Frederickson urges farmers to write to EPA on RFS
By Janet Kubat Willette
Date Modified: 01/27/2014 10:09 AM
ALBERT LEA — Fighting battles is nothing new for the ethanol industry, agriculture commissioner Dave Frederickson said last week during a tour designed to highlight the importance of the state's biofuels industry.
The Environmental Protection Agency is taking comments through Jan. 28 on a proposal to reduce the amount of corn ethanol that will be required under the Renewable Fuels Standard. The EPA proposal will reduce the amount of ethanol required from the original 14.4 billion gallons to 13 billion gallons. It also freezes the biodiesel volume.
Frederickson's renewable fuels tour is an effort to remind everyone involved in agriculture of the importance of sending their own personal letter to the EPA.
Frederickson visited five biofuel plants last week and is scheduled to tour 12 more. If the Environmental Protection Agency makes the proposed reductions in the RFS, it is estimated to cost the state more than 1,500 jobs and $610 million in lost economic activity, Frederickson said.
Ethanol isn't subsidized by the federal or state government, he said. The industry was built on support, but now it stands on its own two feet. The RFS simply gives renewable fuels a piece of the market. The proposal to reduce the amount of biofuels used under the RFS is simply about market share. The oil industry is concerned about losing market share, and so is the renewable fuels industry, Frederickson said.
At a stop at the POET plant near Albert Lea, Frederickson met with about 40 people in the plant's conference room. He asked everyone in the room to introduce themselves and tell where they went to high school. Each person also commented on renewable fuels.
Jerry Demmer, of Clarks Grove, chairman of the Minnesota Corn Research and Promotion Council, encouraged attendees to talk to their landlords and implement dealers and other suppliers about the importance of sending a letter to the EPA.
Everybody needs to write letters, said Gary Pestorious, chairman of the board of directors at POET Biorefining-Glenville. The effect of ethanol goes far beyond those who own shares in a plant; rather, it extends into the entire agricultural community.

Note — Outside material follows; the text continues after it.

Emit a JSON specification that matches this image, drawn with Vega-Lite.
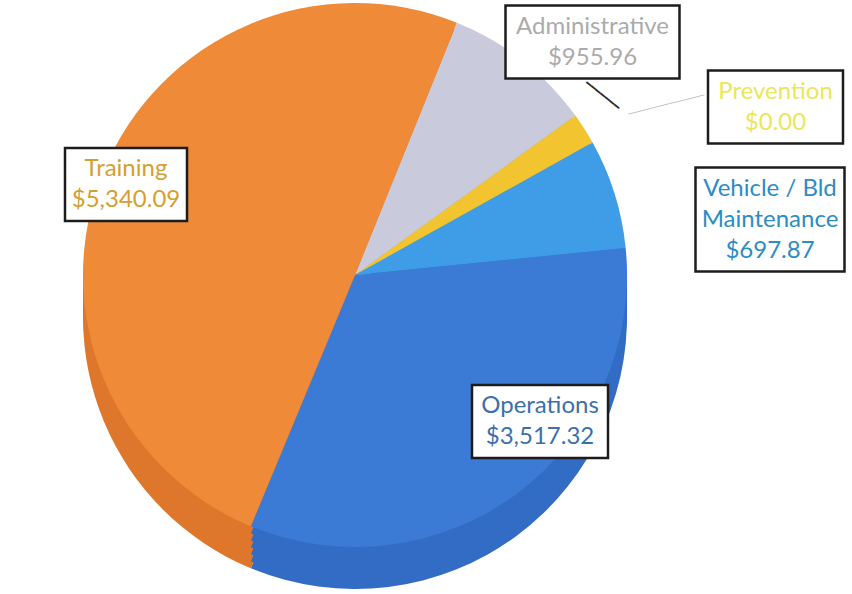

Bruce Peterson, who farms near Northfield and is a board member of Al-Corn Clean Fuels in Claremont, asked farmers to think about how their market has changed since ethanol plants opened. He used to haul his corn north. Now, his markets are ethanol plants to the south.
Another farmer talked about ethanol's role in reducing the nation's dependence on foreign oil and in making a difference in national defense. Ethanol keeps money away from people who don't like the United States, he said.
Another said ethanol saves everyone who fuels their vehicles 50 cents to 70 cents per gallon at the pump.
Renewable fuels also cushioned the agricultural economy during the Great Recession. One farmer said he's paying more taxes than ever before — both real estate and income — because of the strength of the agricultural economy.
"If we did not have ethanol, we'd still be sliding along with $2 corn," he said.
Randy Kehr, executive director of the Albert Lea-Freeborn County Chamber of Commerce, said biofuels are crucial to the community's economy.
Tim Wiersma, a farmer and seed dealer, said the air quality benefits of ethanol need to be promoted. He remembers coming over the hill in the Twin Cities on trips up north and encountering a brown haze hanging over the Cities. Ethanol has helped clean up the air, he said.
Cleaner air was one of the four pillars the state's ethanol program was built upon, Frederickson said. The other three are creating jobs in rural areas, adding value to what farmers produce and lessening the state's dependence on foreign oil.
Demmer suggested farmers call Sen. Amy Klobuchar and Sen. Al Franken and thank them for their support of renewable fuels when they are writing their letter to EPA.
The state's Congressional delegation has provided good support on this issue, Frederickson said.
Andy Martin, from Klobuchar's office, said the senator hosted a meeting with 15 of her Senate colleagues and the EPA administrator to talk about the importance of renewable fuels.
Martin said every comment letter submitted must be read by the EPA, and the issues raised must be addressed.